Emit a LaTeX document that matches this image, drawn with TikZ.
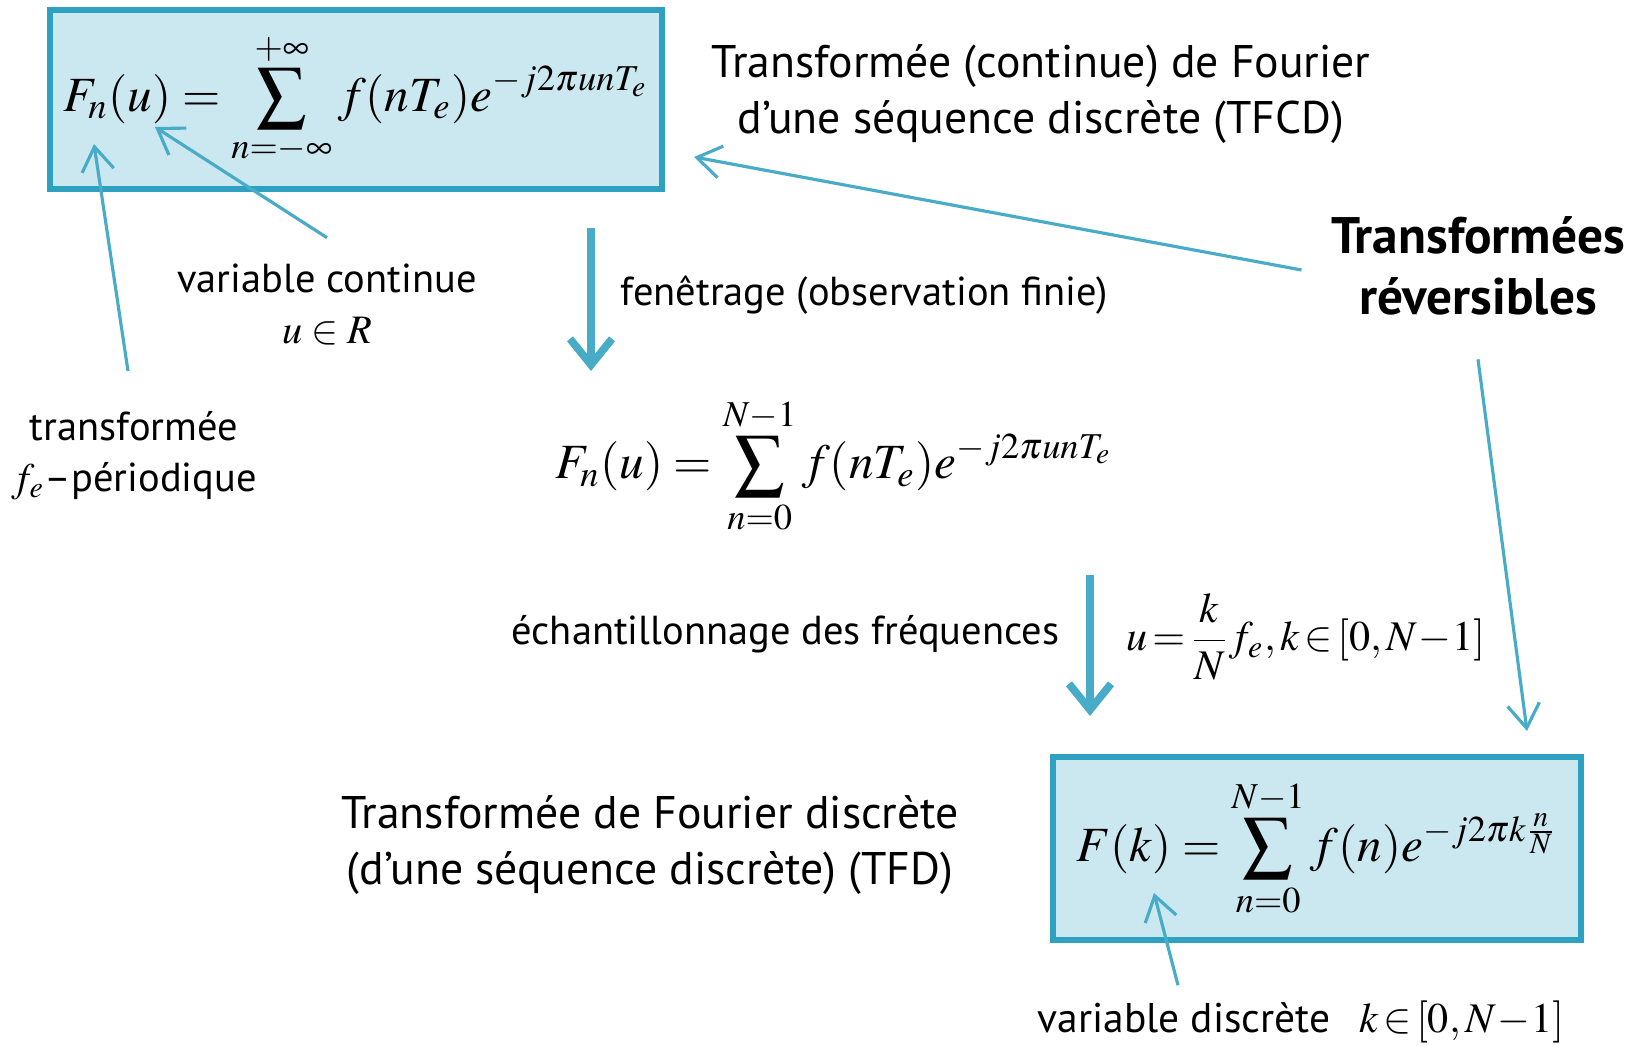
\documentclass[tikz,border=0pt]{standalone}
\usepackage{amsmath}
\usepackage{mathptmx}
\usepackage[no-math]{fontspec}
\setmainfont{PT Sans}
\usepackage{tikz}
\usetikzlibrary{arrows.meta,positioning}
\definecolor{tfblue}{RGB}{203,231,239}
\definecolor{tfline}{RGB}{46,160,192}
\definecolor{tfarrow}{RGB}{72,172,200}

\begin{document}
\begin{tikzpicture}[x=0.01cm,y=-0.01cm,>=Stealth,
      lbl/.style={inner sep=0pt,align=center,font=\fontsize{11.5}{14.5}\selectfont},
      biglbl/.style={lbl,font=\fontsize{13}{15.7}\selectfont},
      eq/.style={inner sep=0pt,font=\fontsize{14}{17}\selectfont},
      eqbox/.style={draw=tfline,line width=1.8pt,fill=tfblue,inner sep=0pt,font=\fontsize{14}{17}\selectfont},
      bigarrow/.style={draw=tfarrow,line width=2.2pt,-{Straight Barb[length=2.6mm,width=4.2mm]}},
      thinarrow/.style={draw=tfarrow,line width=0.9pt,-{Straight Barb[length=2.4mm,width=3.2mm]}}]
      \useasboundingbox (0,0) rectangle (1638,1046);
      % the two transforms in boxes
      \node[eqbox,minimum width=6.12cm,minimum height=1.79cm] (tfcd) at (356,99.5)
        {$\displaystyle F_n(u)=\sum_{n=-\infty}^{+\infty} f(nT_e)e^{-j2\pi unT_e}$};
      \node[eqbox,minimum width=5.28cm,minimum height=1.83cm] (tfd) at (1317,848.5)
        {$\displaystyle F(k)=\sum_{n=0}^{N-1} f(n)e^{-j2\pi k\frac{n}{N}}$};
      \node[eq] (fenq) at (834,466)
        {$\displaystyle F_n(u)=\sum_{n=0}^{N-1} f(nT_e)e^{-j2\pi unT_e}$};
      % labels
      \node[biglbl] (tfcdlbl) at (1041,94) {Transformée (continue) de Fourier\\d’une séquence discrète (TFCD)};
      \node[lbl,font=\fontsize{14.6}{17.5}\selectfont\bfseries] (rev) at (1478,266) {Transformées\\réversibles};
      \node[lbl,anchor=west] (fen) at (620,295) {fenêtrage (observation finie)};
      \node[lbl] (vc) at (327,304) {variable continue\\$u\in R$};
      \node[lbl] (per) at (134,456) {transformée\\$f_e$--périodique};
      \node[lbl,anchor=east] (ech) at (1060,634) {échantillonnage des fréquences};
      \node[lbl,anchor=west,font=\fontsize{12}{14}\selectfont] (ucond) at (1126,637)
        {$u\!=\!\dfrac{k}{N}f_e, k\!\in\![0,N\!-\!1]$};
      \node[biglbl] (tfdlbl) at (650,845) {Transformée de Fourier discrète\\(d’une séquence discrète) (TFD)};
      \node[lbl,anchor=west,font=\fontsize{11.8}{14}\selectfont] (vd) at (1037,1022)
        {variable discrète\hspace{0.7em}{\fontsize{12}{14}\selectfont$k\!\in\![0,N\!-\!1]$}};
      % free ends
      \coordinate (pF) at (94,144);
      \coordinate (pu) at (155,127);
      \coordinate (ptop) at (694,157);
      \coordinate (pbot) at (1527,731);
      \coordinate (pk) at (1154,893);
      \coordinate (a1) at (591,228);
      \coordinate (a2) at (591,371);
      \coordinate (b1) at (1090,575);
      \coordinate (b2) at (1090,716);
      % arrows
      \draw[bigarrow] (a1) -- (a2);
      \draw[bigarrow] (b1) -- (b2);
      \draw[thinarrow] ([shift={(-6,-40)}]per.north) -- (pF);
      \draw[thinarrow] ([shift={(0,-25)}]vc.north) -- (pu);
      \draw[thinarrow] ([shift={(-29,4)}]rev.west) -- (ptop);
      \draw[thinarrow] ([shift={(0,43)}]rev.south) -- (pbot);
      \draw[thinarrow] ([shift={(141,-15)}]vd.north west) -- (pk);
    \end{tikzpicture}
\end{document}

◆ **Task directions**
Every line above should be returned exactly; the pictures stay out.

◆ **Solved problem**
Emit a LaTeX document that matches this image, drawn with TikZ.
\documentclass[tikz,border=0pt]{standalone}
\usepackage{amsmath}
\usepackage{mathptmx}
\usepackage[no-math]{fontspec}
\setmainfont{PT Sans}
\usepackage{tikz}
\usetikzlibrary{arrows.meta,positioning}
\definecolor{tfblue}{RGB}{203,231,239}
\definecolor{tfline}{RGB}{46,160,192}
\definecolor{tfarrow}{RGB}{72,172,200}

\begin{document}
\begin{tikzpicture}[x=0.01cm,y=-0.01cm,>=Stealth,
      lbl/.style={inner sep=0pt,align=center,font=\fontsize{11.5}{14.5}\selectfont},
      biglbl/.style={lbl,font=\fontsize{13}{15.7}\selectfont},
      eq/.style={inner sep=0pt,font=\fontsize{14}{17}\selectfont},
      eqbox/.style={draw=tfline,line width=1.8pt,fill=tfblue,inner sep=0pt,font=\fontsize{14}{17}\selectfont},
      bigarrow/.style={draw=tfarrow,line width=2.2pt,-{Straight Barb[length=2.6mm,width=4.2mm]}},
      thinarrow/.style={draw=tfarrow,line width=0.9pt,-{Straight Barb[length=2.4mm,width=3.2mm]}}]
      \useasboundingbox (0,0) rectangle (1638,1046);
      % the two transforms in boxes
      \node[eqbox,minimum width=6.12cm,minimum height=1.79cm] (tfcd) at (356,99.5)
        {$\displaystyle F_n(u)=\sum_{n=-\infty}^{+\infty} f(nT_e)e^{-j2\pi unT_e}$};
      \node[eqbox,minimum width=5.28cm,minimum height=1.83cm] (tfd) at (1317,848.5)
        {$\displaystyle F(k)=\sum_{n=0}^{N-1} f(n)e^{-j2\pi k\frac{n}{N}}$};
      \node[eq] (fenq) at (834,466)
        {$\displaystyle F_n(u)=\sum_{n=0}^{N-1} f(nT_e)e^{-j2\pi unT_e}$};
      % labels
      \node[biglbl] (tfcdlbl) at (1041,94) {Transformée (continue) de Fourier\\d’une séquence discrète (TFCD)};
      \node[lbl,font=\fontsize{14.6}{17.5}\selectfont\bfseries] (rev) at (1478,266) {Transformées\\réversibles};
      \node[lbl,anchor=west] (fen) at (620,295) {fenêtrage (observation finie)};
      \node[lbl] (vc) at (327,304) {variable continue\\$u\in R$};
      \node[lbl] (per) at (134,456) {transformée\\$f_e$--périodique};
      \node[lbl,anchor=east] (ech) at (1060,634) {échantillonnage des fréquences};
      \node[lbl,anchor=west,font=\fontsize{12}{14}\selectfont] (ucond) at (1126,637)
        {$u\!=\!\dfrac{k}{N}f_e, k\!\in\![0,N\!-\!1]$};
      \node[biglbl] (tfdlbl) at (650,845) {Transformée de Fourier discrète\\(d’une séquence discrète) (TFD)};
      \node[lbl,anchor=west,font=\fontsize{11.8}{14}\selectfont] (vd) at (1037,1022)
        {variable discrète\hspace{0.7em}{\fontsize{12}{14}\selectfont$k\!\in\![0,N\!-\!1]$}};
      % free ends
      \coordinate (pF) at (94,144);
      \coordinate (pu) at (155,127);
      \coordinate (ptop) at (694,157);
      \coordinate (pbot) at (1527,731);
      \coordinate (pk) at (1154,893);
      \coordinate (a1) at (591,228);
      \coordinate (a2) at (591,371);
      \coordinate (b1) at (1090,575);
      \coordinate (b2) at (1090,716);
      % arrows
      \draw[bigarrow] (a1) -- (a2);
      \draw[bigarrow] (b1) -- (b2);
      \draw[thinarrow] ([shift={(-6,-40)}]per.north) -- (pF);
      \draw[thinarrow] ([shift={(0,-25)}]vc.north) -- (pu);
      \draw[thinarrow] ([shift={(-29,4)}]rev.west) -- (ptop);
      \draw[thinarrow] ([shift={(0,43)}]rev.south) -- (pbot);
      \draw[thinarrow] ([shift={(141,-15)}]vd.north west) -- (pk);
    \end{tikzpicture}
\end{document}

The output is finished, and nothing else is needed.